Workday, Inc. reported significant financial growth in its latest quarterly results, with total revenues reaching $2.16 billion for the three months ended October 31, 2024, marking a 16% increase from $1.87 billion in the same period last year. Subscription services, which constitute the bulk of the company's revenue, generated $1.96 billion, up from $1.69 billion, also reflecting a 16% year-over-year increase. For the nine-month period, total revenues increased by 17% to $6.24 billion, driven primarily by a 17% rise in subscription services revenue to $5.68 billion. The company reported a net income of $193 million, or $0.72 per diluted share, compared to $114 million, or $0.43 per diluted share, in the prior year.
The financial performance indicates a notable improvement in profitability, with GAAP operating income rising to $165 million, up 88% from $88 million in the same quarter last year. The operating margin also improved significantly, reaching 7.6% compared to 4.7% in the prior year. Non-GAAP operating income for the quarter was $569 million, representing a 23% increase from $462 million in the same period last year. The company attributed these gains to revenue growth outpacing headcount growth and a moderation in operating expenses.
Strategically, Workday has made significant acquisitions, including Evisort, a provider of AI-native document intelligence solutions, for $311 million, and HiredScore, which focuses on AI-powered talent orchestration, for $530 million. These acquisitions are expected to enhance Workday's product offerings and integrate AI capabilities into its financial management and human capital management applications. The company also reported a 12% increase in headcount, reaching 20,493 employees, reflecting its ongoing investment in growth and innovation.
Operationally, Workday's subscription revenue backlog increased by 20% to $22.19 billion, with $6.98 billion expected to be recognized in the next 12 months. The company maintained a strong gross revenue retention rate of 98%, indicating effective customer retention and satisfaction. However, the company noted potential challenges in the current economic environment, including longer sales cycles and increased scrutiny from customers, which could impact future revenue growth.

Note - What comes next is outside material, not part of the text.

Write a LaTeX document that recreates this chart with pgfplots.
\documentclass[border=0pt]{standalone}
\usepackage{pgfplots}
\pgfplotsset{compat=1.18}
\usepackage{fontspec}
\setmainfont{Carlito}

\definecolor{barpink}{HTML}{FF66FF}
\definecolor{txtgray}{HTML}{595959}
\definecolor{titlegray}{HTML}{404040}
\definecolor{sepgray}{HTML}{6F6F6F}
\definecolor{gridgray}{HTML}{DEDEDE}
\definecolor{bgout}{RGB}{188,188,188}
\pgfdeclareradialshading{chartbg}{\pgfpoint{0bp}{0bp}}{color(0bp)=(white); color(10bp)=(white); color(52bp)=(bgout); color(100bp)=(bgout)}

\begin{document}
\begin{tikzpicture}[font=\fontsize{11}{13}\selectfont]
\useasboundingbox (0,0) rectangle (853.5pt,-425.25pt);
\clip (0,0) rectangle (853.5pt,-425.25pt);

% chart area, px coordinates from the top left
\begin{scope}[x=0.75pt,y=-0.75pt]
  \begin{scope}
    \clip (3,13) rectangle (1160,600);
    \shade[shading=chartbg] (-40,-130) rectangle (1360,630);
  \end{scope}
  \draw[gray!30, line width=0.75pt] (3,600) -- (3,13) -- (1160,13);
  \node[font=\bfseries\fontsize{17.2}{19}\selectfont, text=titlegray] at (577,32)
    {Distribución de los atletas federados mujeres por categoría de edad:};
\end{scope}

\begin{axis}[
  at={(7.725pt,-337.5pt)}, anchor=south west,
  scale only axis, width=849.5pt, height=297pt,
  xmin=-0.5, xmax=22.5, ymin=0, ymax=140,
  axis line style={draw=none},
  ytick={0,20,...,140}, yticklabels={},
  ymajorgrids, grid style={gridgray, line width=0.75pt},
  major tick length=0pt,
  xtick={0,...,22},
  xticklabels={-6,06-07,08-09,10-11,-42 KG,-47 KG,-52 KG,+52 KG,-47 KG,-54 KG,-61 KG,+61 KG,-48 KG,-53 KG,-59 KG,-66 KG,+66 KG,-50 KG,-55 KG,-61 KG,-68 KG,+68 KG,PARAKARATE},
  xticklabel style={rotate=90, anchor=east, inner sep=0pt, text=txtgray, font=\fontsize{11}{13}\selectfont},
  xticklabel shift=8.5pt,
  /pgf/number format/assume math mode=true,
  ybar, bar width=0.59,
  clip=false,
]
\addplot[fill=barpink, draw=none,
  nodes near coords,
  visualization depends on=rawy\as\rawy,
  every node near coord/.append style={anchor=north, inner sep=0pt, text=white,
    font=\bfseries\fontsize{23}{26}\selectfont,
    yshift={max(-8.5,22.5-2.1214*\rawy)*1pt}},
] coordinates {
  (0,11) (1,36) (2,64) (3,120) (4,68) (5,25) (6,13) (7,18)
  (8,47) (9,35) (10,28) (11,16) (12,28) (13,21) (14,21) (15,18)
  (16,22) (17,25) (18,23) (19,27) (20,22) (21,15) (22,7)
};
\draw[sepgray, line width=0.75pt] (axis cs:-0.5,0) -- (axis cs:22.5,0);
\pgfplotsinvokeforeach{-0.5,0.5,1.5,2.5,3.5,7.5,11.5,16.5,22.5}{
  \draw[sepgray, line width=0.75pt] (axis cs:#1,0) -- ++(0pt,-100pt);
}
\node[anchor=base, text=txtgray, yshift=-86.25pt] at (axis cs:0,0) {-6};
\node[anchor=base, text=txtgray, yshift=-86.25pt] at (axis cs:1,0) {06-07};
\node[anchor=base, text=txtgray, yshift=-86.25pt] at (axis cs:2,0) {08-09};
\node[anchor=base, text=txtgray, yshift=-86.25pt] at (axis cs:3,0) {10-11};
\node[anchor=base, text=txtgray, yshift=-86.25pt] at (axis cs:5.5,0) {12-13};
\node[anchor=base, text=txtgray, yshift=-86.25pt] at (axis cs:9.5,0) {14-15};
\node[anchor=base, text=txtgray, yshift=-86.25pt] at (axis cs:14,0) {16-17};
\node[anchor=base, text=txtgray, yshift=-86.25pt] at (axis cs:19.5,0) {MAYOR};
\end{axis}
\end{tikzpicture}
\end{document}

Looking ahead, Workday remains optimistic about its growth trajectory, emphasizing its commitment to expanding its product offerings and geographic reach. The company plans to continue investing in its platform and exploring strategic acquisitions to drive long-term subscription revenue growth. However, it also acknowledged the potential impact of macroeconomic conditions on customer spending and the overall business environment, which could affect its financial performance in the near term.
About Workday, Inc.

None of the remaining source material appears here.